Warranties & Indemnities, which cover potential breach of the seller’s warranties under the sales and purchase agreements. When there’s commercial real estate ready to be sold, you have a seller that would like to maximize his price while minimizing his guarantees for the state of the building. The buyer seeks to minimize the price while getting the maximum guarantees from the seller. W&I insurance is a way to help make the transaction happen and it can ease the communication leading to the final agreement between the seller and the buyer.
It’s gradually become a standard in Central Europe after coming to Europe from the US via the UK. When did it arrive in Prague?
The first time it was used here in Prague for a major transaction was about 10 years ago for a big shopping mall on namesti Republiky. The deal was insured by W&I insurance because one of the international real estate property funds was leaving the CE region and didn’t want to have liabilities for the next two years. It wanted to have a clean exit. That’s really the main goal of this insurance for private equity funds and real estate funds that use it: the clean exit.
How do you explain the difference between W&I and title insurance?
The difference between W&I insurance and title policy is that title policy covers any formal mistakes: for example, a third person claiming that he has better ownership right to the property. Whereas W&I insurance covers a breach of the seller’s warranties. It has to be clear that as the seller in a sales and purchase agreement I’m the rightful owner of the property and I have all legal capacity to transfer ownership.
How could an owner lack the capacity to sell?

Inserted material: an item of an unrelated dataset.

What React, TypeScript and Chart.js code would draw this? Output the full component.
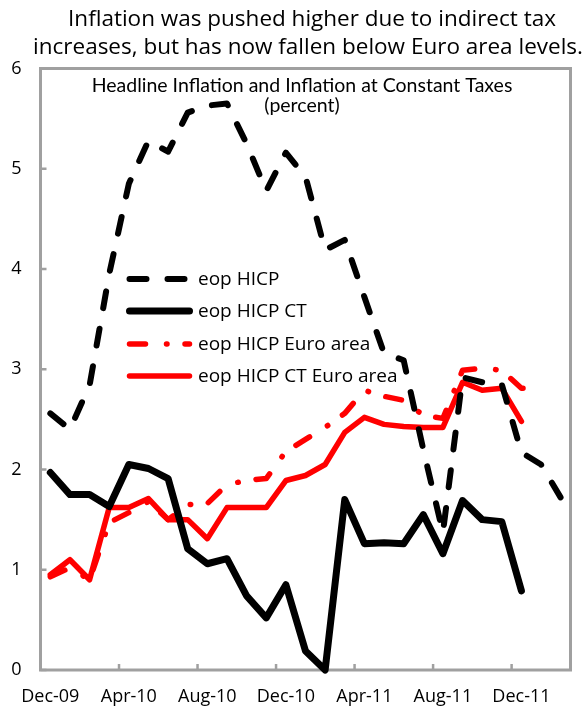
import React, { useEffect, useRef } from "react";
import { Chart, registerables } from "chart.js";

Chart.register(...registerables);

const months = [
  "Dec-09", "Jan-10", "Feb-10", "Mar-10", "Apr-10", "May-10", "Jun-10", "Jul-10", "Aug-10",
  "Sep-10", "Oct-10", "Nov-10", "Dec-10", "Jan-11", "Feb-11", "Mar-11", "Apr-11", "May-11",
  "Jun-11", "Jul-11", "Aug-11", "Sep-11", "Oct-11", "Nov-11", "Dec-11", "Jan-12", "Feb-12",
];
const labelMonths = ["Dec-09", "Apr-10", "Aug-10", "Dec-10", "Apr-11", "Aug-11", "Dec-11"];

const hicp = [2.56, 2.40, 2.84, 3.95, 4.85, 5.28, 5.17, 5.56, 5.63, 5.65, 5.25, 4.78, 5.16, 4.92, 4.19, 4.29, 3.72, 3.16, 3.09, 2.20, 1.37, 2.92, 2.87, 2.85, 2.17, 2.05, 1.72];
const hicpCT = [1.97, 1.75, 1.75, 1.63, 2.05, 2.01, 1.91, 1.21, 1.06, 1.11, 0.74, 0.52, 0.85, 0.19, 0.0, 1.70, 1.26, 1.27, 1.26, 1.55, 1.16, 1.69, 1.50, 1.48, 0.79];
const hicpEA = [0.93, 1.02, 0.90, 1.47, 1.57, 1.68, 1.50, 1.65, 1.66, 1.85, 1.89, 1.91, 2.18, 2.30, 2.42, 2.56, 2.79, 2.73, 2.69, 2.54, 2.51, 2.99, 3.01, 2.99, 2.81, 2.81];
const hicpCTEA = [0.95, 1.10, 0.90, 1.62, 1.62, 1.71, 1.50, 1.50, 1.31, 1.62, 1.62, 1.62, 1.89, 1.94, 2.05, 2.37, 2.52, 2.45, 2.43, 2.42, 2.42, 2.87, 2.79, 2.81, 2.48];

const yTicks = [0, 1, 2, 3, 4, 5, 6];
const seriesNames = ["eop HICP", "eop HICP CT", "eop HICP Euro area", "eop HICP CT Euro area"];
const titleLines = ["Inflation was pushed higher due to indirect tax", "increases, but has now fallen below Euro area levels."];
const subtitleLines = ["Headline Inflation and Inflation at Constant Taxes", "(percent)"];

const FONT = "'Open Sans', 'Noto Sans', sans-serif";
const FRAME = "#A0A0A0";

const series = [
  { name: seriesNames[0], values: hicp, color: "#000000", width: 6, dash: [17, 21] },
  { name: seriesNames[1], values: hicpCT, color: "#000000", width: 7, dash: [] },
  { name: seriesNames[2], values: hicpEA, color: "#FF0000", width: 5.5, dash: [16, 21, 0.5, 18] },
  { name: seriesNames[3], values: hicpCTEA, color: "#FF0000", width: 5.5, dash: [] },
];

const decorPlugin = {
  id: "decor",
  beforeDatasetsDraw(chart: any) {
    const { ctx, chartArea, scales } = chart;
    const { left, right, top, bottom } = chartArea;
    ctx.save();
    ctx.strokeStyle = FRAME;
    ctx.lineWidth = 3;
    ctx.strokeRect(left, top, right - left, bottom - top);
    ctx.lineWidth = 2.5;
    ctx.beginPath();
    for (let k = -0.5; k <= months.length - 0.5; k += 4) {
      const px = scales.x.getPixelForValue(k);
      ctx.moveTo(px, bottom);
      ctx.lineTo(px, bottom - 6);
    }
    for (const v of yTicks) {
      const py = scales.y.getPixelForValue(v);
      ctx.moveTo(left, py);
      ctx.lineTo(left + 6, py);
    }
    ctx.stroke();
    ctx.restore();
  },
  afterDraw(chart: any) {
    const { ctx } = chart;
    ctx.save();
    ctx.fillStyle = "#000";
    ctx.textBaseline = "middle";
    ctx.textAlign = "center";
    ctx.font = `22.5px ${FONT}`;
    ctx.fillText(titleLines[0], 312, 20);
    ctx.fillText(titleLines[1], 308, 48);
    ctx.font = `19.5px Lato, ${FONT}`;
    ctx.fillText(subtitleLines[0], 302, 86);
    ctx.fillText(subtitleLines[1], 302, 106);

    const rows = [279, 311, 344, 376];
    series.forEach((s, i) => {
      ctx.strokeStyle = s.color;
      ctx.lineWidth = s.width;
      ctx.lineCap = "round";
      ctx.setLineDash(s.dash);
      ctx.beginPath();
      ctx.moveTo(129.5, rows[i]);
      ctx.lineTo(189.5, rows[i]);
      ctx.stroke();
      ctx.setLineDash([]);
      ctx.textAlign = "left";
      ctx.font = `19px ${FONT}`;
      ctx.fillText(s.name, 198, rows[i] + 1);
    });
    ctx.restore();
  },
};

export default function App() {
  const ref = useRef<HTMLCanvasElement | null>(null);
  useEffect(() => {
    if (!ref.current) return;
    const chart = new Chart(ref.current, {
      type: "line",
      data: {
        datasets: series.map((s) => ({
          label: s.name,
          data: s.values.map((v, i) => ({ x: i, y: v })),
          borderColor: s.color,
          backgroundColor: s.color,
          borderWidth: s.width,
          borderDash: s.dash,
          borderCapStyle: "round" as const,
          borderJoinStyle: "round" as const,
          pointRadius: 0,
          pointHoverRadius: 0,
          tension: 0,
          fill: false,
          clip: false as any,
        })),
      },
      options: {
        animation: false,
        responsive: true,
        maintainAspectRatio: false,
        events: [],
        layout: { padding: { top: 68.5, right: 16.5, left: 0, bottom: 0 } },
        plugins: { legend: { display: false }, title: { display: false }, tooltip: { enabled: false } },
        scales: {
          x: {
            type: "linear",
            min: -0.5,
            max: months.length - 0.5,
            grid: { display: false, drawTicks: false },
            border: { display: false },
            afterBuildTicks: (scale: any) => {
              scale.ticks = labelMonths.map((m) => ({ value: months.indexOf(m) }));
            },
            afterFit: (scale: any) => {
              scale.height = 45;
            },
            ticks: {
              autoSkip: false,
              maxRotation: 0,
              padding: 16,
              color: "#000",
              font: { size: 18, family: FONT },
              callback: (v: any) => months[Number(v)] ?? "",
            },
          },
          y: {
            type: "linear",
            min: 0,
            max: 6,
            grid: { display: false, drawTicks: false },
            border: { display: false },
            afterFit: (scale: any) => {
              scale.width = 40.5;
            },
            ticks: {
              stepSize: 1,
              padding: 19,
              color: "#000",
              font: { size: 18, family: FONT },
            },
          },
        },
      },
      plugins: [decorPlugin],
    });
    return () => chart.destroy();
  }, []);
  return (
    <div style={{ position: "fixed", left: 0, top: 0, width: 587, height: 715, background: "#fff" }}>
      <canvas ref={ref} />
    </div>
  );
}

It could be discovered that there are some formal problems or that he needed approval of his spouse, for example, of from his business partner. All of this is covered by insurance and it’s now used quite widely between Czech sellers and Czech buyers, even with smaller deals. Recently, for example, we acted for two people who were selling land for further commercial development. The aim was to build a logistics or production site. But the sellers weren’t willing to give a personal guarantee as demanded by the buyer. So, they decided to take out W&I insurance and title insurance, even though it was a relatively small deal.
How has this type of business changed over the years, if at all?

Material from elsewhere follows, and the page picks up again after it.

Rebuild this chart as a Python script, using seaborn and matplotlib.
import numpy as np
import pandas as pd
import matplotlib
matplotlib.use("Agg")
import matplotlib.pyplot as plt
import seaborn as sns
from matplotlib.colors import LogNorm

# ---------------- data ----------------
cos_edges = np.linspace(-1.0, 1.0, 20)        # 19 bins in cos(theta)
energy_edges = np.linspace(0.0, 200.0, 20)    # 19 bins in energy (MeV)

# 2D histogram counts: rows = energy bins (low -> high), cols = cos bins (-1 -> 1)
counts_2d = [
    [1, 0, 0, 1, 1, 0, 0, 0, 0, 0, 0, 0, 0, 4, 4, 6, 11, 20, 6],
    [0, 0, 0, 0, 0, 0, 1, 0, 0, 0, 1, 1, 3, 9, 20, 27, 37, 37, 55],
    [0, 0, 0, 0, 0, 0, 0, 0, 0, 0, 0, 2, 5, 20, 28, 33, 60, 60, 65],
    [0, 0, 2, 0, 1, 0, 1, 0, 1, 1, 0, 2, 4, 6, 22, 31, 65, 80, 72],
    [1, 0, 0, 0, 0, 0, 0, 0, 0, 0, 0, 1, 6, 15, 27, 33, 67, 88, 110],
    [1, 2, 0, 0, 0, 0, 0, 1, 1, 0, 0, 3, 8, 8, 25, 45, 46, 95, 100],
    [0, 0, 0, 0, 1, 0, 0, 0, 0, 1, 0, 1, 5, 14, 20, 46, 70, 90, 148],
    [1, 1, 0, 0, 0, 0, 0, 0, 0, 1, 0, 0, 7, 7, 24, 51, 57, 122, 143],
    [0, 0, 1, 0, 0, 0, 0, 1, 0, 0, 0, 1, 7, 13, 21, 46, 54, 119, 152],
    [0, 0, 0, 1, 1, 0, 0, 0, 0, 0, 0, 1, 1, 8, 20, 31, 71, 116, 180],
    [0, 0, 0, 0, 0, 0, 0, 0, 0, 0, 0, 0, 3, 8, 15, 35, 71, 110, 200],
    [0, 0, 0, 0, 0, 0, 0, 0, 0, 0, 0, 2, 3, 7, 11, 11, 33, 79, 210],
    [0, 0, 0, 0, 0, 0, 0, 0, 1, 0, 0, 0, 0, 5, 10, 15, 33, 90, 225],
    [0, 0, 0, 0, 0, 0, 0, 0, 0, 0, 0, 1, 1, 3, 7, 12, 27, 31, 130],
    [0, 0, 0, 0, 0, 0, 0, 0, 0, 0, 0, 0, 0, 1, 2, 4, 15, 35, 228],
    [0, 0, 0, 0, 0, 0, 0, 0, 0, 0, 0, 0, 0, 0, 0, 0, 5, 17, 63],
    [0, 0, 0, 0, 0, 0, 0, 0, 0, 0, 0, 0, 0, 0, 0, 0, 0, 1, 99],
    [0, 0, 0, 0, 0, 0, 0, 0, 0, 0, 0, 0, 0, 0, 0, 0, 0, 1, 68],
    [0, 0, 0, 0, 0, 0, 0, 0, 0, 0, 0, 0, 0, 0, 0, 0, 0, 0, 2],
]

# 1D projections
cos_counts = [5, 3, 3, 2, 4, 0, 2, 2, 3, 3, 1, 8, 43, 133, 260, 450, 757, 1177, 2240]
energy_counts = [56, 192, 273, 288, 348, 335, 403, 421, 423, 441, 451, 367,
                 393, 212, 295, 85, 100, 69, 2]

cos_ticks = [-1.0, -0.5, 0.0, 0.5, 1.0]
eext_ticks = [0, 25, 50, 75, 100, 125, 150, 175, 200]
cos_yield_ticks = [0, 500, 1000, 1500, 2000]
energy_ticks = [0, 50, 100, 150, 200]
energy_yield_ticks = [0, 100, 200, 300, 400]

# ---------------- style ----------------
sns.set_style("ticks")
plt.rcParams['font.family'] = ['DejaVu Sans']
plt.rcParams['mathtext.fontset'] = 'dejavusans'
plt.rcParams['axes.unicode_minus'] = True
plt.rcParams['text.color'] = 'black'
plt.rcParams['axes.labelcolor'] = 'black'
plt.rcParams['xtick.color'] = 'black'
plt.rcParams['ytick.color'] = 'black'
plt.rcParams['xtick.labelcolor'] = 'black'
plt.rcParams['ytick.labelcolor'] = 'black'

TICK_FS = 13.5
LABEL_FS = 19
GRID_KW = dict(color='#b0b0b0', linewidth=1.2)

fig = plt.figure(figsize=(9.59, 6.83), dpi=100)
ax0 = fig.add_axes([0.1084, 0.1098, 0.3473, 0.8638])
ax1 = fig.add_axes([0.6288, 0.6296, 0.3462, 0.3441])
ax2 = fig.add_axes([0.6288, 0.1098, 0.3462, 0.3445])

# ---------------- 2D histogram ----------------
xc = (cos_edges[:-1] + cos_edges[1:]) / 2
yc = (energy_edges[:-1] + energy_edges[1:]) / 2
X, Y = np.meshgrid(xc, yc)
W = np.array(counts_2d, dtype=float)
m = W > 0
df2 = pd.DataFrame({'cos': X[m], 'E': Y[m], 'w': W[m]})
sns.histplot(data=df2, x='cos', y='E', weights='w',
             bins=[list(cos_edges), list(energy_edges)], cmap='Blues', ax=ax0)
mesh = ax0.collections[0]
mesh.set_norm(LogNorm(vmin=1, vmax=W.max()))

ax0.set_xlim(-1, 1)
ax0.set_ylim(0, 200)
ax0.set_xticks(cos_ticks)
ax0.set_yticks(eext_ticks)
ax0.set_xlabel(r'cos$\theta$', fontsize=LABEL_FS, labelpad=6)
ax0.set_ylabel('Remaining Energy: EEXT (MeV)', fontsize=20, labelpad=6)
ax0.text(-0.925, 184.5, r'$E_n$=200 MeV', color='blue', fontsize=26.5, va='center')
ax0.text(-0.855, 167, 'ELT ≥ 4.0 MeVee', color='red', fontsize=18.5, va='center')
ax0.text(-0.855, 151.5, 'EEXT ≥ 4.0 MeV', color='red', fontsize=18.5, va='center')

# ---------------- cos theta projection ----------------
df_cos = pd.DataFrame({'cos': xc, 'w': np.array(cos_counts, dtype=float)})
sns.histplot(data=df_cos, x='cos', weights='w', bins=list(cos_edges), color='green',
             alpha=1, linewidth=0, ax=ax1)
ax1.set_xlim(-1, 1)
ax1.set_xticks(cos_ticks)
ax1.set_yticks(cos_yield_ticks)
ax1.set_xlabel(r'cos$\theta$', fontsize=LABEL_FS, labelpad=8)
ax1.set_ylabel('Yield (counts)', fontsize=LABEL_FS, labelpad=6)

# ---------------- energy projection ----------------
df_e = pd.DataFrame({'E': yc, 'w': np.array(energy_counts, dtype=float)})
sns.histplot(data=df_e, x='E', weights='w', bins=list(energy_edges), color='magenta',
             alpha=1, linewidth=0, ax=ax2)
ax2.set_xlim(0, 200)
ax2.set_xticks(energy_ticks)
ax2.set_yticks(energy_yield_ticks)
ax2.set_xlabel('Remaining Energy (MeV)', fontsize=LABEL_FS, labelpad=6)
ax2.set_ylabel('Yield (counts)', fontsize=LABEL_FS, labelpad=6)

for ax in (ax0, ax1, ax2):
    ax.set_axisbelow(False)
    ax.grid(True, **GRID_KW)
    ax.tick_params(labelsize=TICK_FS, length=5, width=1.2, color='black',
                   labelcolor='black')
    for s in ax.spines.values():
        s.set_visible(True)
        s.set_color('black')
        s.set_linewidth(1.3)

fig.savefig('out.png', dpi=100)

It’s become possible to cover other specific risks, for example the potential invalidation of a construction permit. This came about simply because of a request from the financing bank for construction of a commercial building. The bank was concerned, even though the developer had a valid construction permit, because some parties opposed its validity. They claimed they hadn’t been made a party to the permitting process. So, we helped clients find insurance against this specific risk. Because remember, there are only four title insurers that are able to cover this type of risk in Central Europe.
What other types of risks can be covered?
We had one case of an office building with one main tenant that provided most of the income, meaning the valuation was done on the basis of this rent agreement. As it turned out, that tenant had already told the owner in an email they wanted to leave the building and end the lease agreement. But the seller never communicated this important information to the buyer. After the deal was done, the buyer took over all the email communications and discovered that the main tenant was ready to leave. There was W&I policy in place for this transaction, which covers fraud or willful misconduct on the part of the seller, such as concealing important information. As it happened, the new owner managed to find another tenant, so the loss was minimal, so nothing was paid out.
Why do is it good to speak with an insurance broker, rather than using a specific insurance provider I’ve already worked with?
If you rely only on one provider, they may not feel comfortable with a particular type of risk. For example, perhaps you’re buying land from a municipality and the municipality forgets to publicize the offer on its official notice board. That’s a formal mistake that could be challenged in court. If your insurer doesn’t like covering this type of risk, or suspects there might be a problem, he might quote a very high price. If you rely on just one provider, he can do whatever he wants. But if you have three or four providers, they’ll have to compete with each other. That’s why there are international funds who are obliged to have tenders for this sort of insurance. They have to be able to document that they had two or three offers and that they negotiated the terms.